[Source code of charts]
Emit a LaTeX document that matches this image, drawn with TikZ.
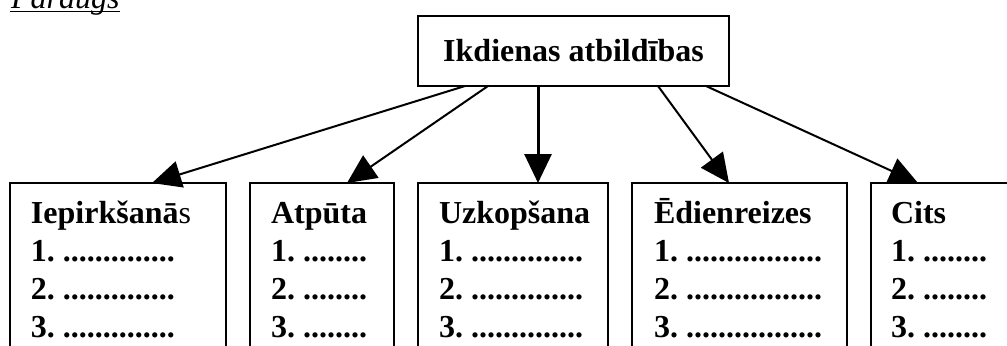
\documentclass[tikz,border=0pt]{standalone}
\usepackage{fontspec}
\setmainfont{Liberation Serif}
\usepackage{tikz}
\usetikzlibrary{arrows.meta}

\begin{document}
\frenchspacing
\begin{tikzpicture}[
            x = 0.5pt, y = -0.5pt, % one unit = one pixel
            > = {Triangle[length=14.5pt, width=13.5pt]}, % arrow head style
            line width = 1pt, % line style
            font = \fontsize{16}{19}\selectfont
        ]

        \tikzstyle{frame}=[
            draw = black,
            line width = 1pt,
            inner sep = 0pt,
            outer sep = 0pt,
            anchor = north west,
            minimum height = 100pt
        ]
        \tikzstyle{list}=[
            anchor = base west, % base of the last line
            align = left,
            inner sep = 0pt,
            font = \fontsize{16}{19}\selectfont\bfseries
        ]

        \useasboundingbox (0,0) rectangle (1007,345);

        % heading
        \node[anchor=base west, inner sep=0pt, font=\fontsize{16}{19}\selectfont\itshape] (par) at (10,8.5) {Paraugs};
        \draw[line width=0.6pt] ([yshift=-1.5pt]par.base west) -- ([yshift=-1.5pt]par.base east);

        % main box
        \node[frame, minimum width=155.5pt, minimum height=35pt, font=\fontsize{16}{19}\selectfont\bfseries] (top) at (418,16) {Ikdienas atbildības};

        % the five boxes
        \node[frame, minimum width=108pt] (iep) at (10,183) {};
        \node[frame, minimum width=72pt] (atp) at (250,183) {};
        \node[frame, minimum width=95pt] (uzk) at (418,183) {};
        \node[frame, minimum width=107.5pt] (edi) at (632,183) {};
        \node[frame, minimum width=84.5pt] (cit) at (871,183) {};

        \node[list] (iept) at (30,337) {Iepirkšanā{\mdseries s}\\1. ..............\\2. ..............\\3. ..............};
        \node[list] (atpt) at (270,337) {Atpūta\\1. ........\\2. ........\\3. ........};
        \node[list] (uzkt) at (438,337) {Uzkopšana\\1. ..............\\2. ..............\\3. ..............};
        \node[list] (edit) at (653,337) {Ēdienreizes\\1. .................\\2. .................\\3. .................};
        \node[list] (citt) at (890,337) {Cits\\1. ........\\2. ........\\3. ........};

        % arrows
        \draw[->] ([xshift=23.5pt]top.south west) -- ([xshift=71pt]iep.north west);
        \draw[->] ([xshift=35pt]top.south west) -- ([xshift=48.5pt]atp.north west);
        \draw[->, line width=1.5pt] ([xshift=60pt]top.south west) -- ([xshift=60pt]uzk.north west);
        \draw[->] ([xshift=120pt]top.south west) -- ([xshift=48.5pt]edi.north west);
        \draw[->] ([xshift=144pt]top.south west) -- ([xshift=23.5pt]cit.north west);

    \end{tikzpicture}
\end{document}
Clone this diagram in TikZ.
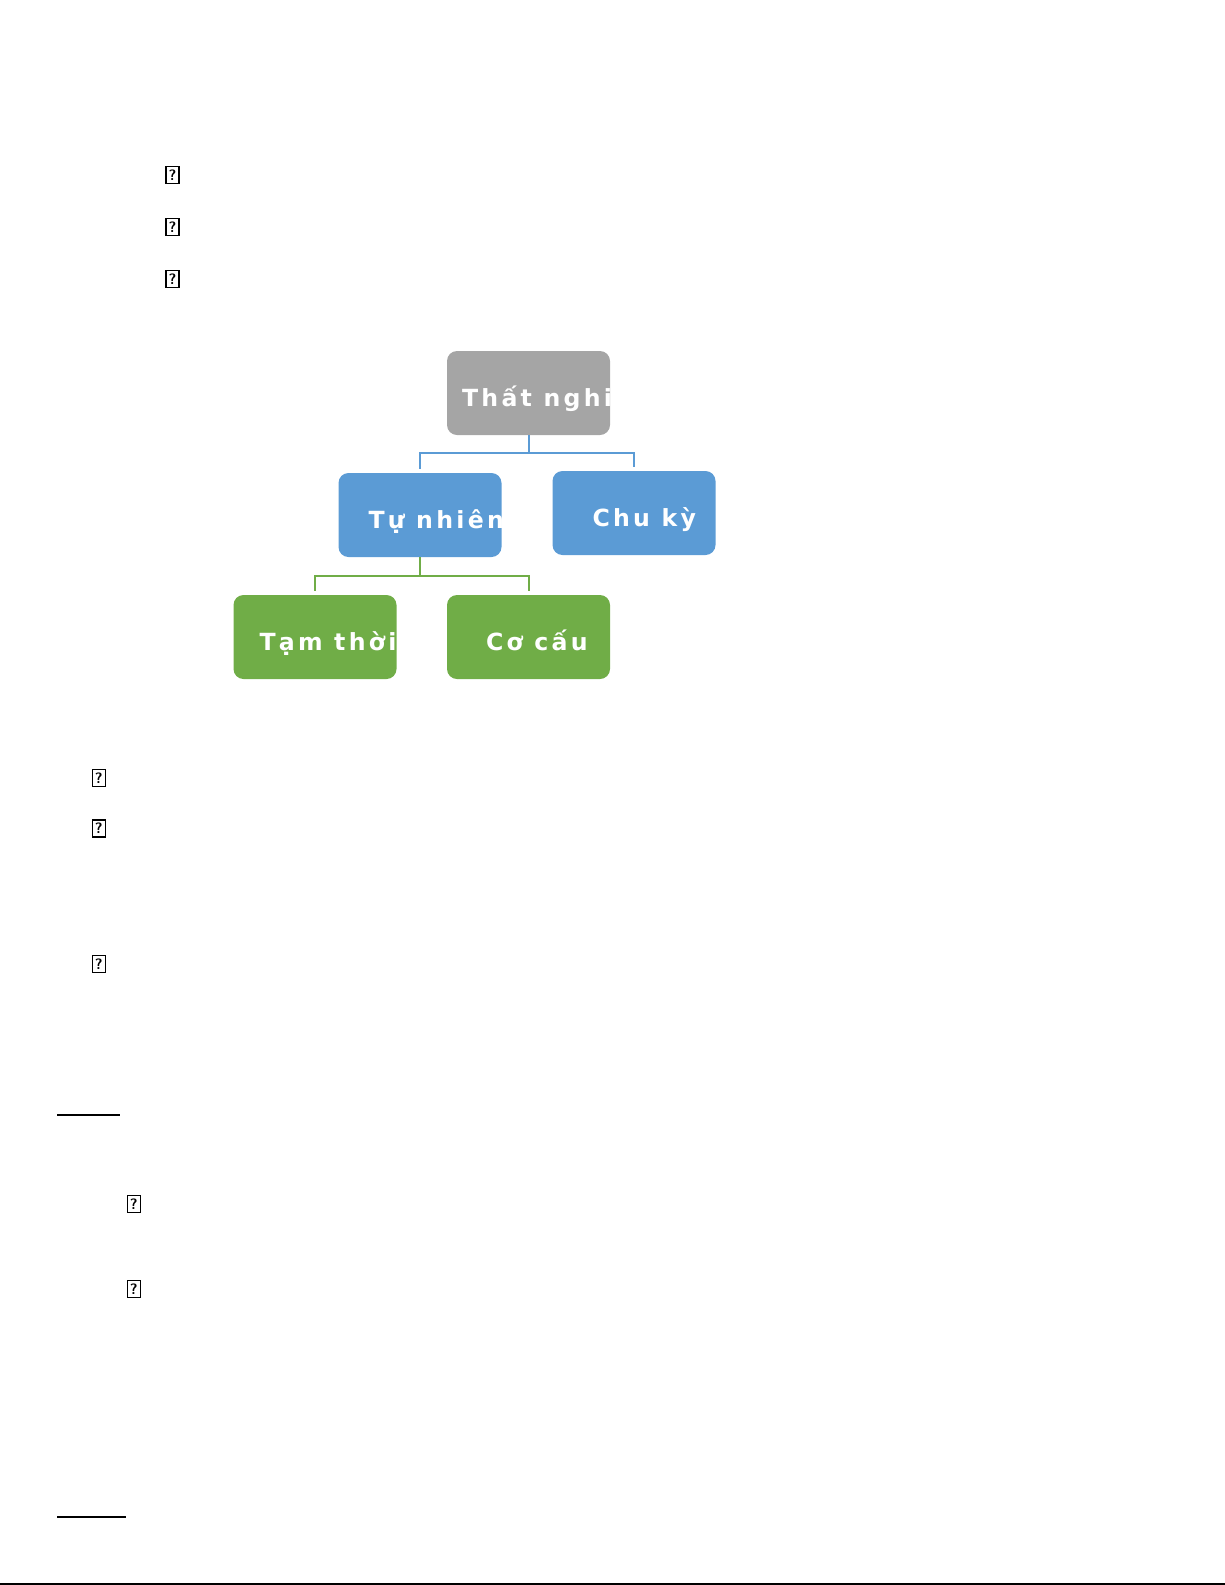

_Instructions for the task_
From the entries above, extract every line where the word "this" appears.

_Reply to the exercise_
Emit a LaTeX document that matches this image, drawn with TikZ.
Clone this diagram in TikZ.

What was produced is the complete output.